What a’lot’o’ allotments! Soil Sampling Summer Fieldwork

As you know, the MYHarvest project is looking at just how much fruit and veg’ people harvest from their own gardens and allotments. What you might not know is that MYHarvest is part of a much bigger research project – led by Dr Jill Edmondson – investigating many aspects of urban food production, allotments and soil quality. To really look into this, we need to collect data, and lots of it.

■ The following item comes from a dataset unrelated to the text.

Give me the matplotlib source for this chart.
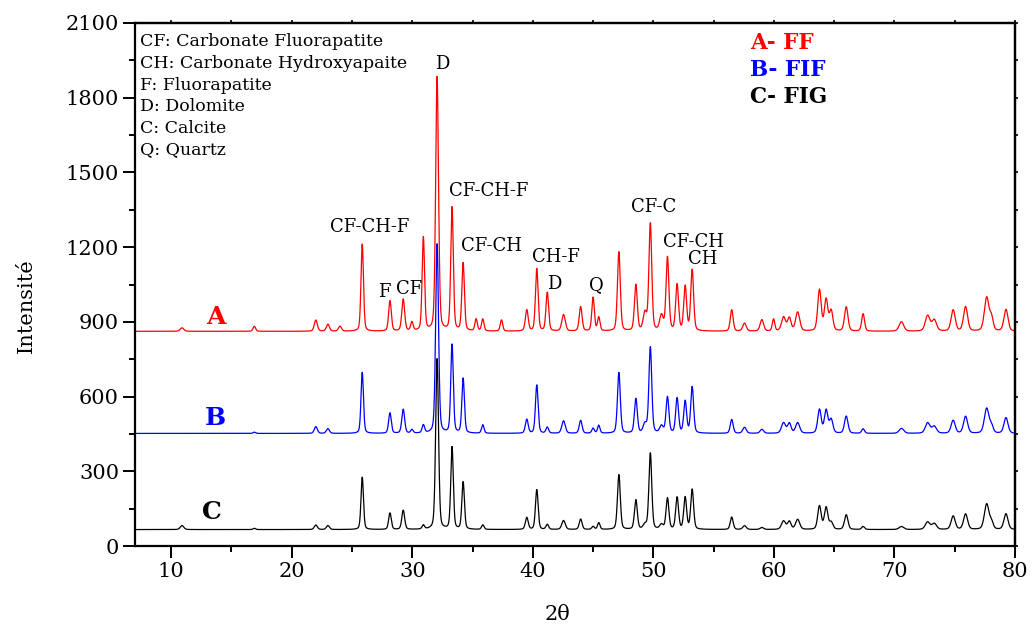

Over this Summer and next Summer, we’re visiting 40 allotment sites in 10 different cities right across the UK to collect soil samples, conduct questionnaires and map growers’ allotment plots (and, of course, publicise MYHarvest as far and wide as we can!). This Summer we visited five cities and we’ll return to the field next Summer to visit another five to complete our dataset.

 

You might be wondering quite what we’re going to do with these 1400 allotment soil samples… The short answer is: quite a lot! We’re going to spend most of this Autumn, Winter and Spring conducting various analyses to work out different indicators of soil quality. These include:

  • pH (how acid or alkaline the soil is)
  • nitrogen content (a fundamental nutrient for plants)
  • organic carbon content (a key indicator of soil health)
  • water holding capacity (how much water the soil can absorb)
  • soil bulk density (an indicator of how much pore space there is for water, air, roots and worms)
  • heavy metal content (soil pollutants from industry, domestic burning, transport etc.)

We’ll hopefully finish all of these analyses by next Summer, when we’ll go to the next five cities to collect more data and start the whole process again!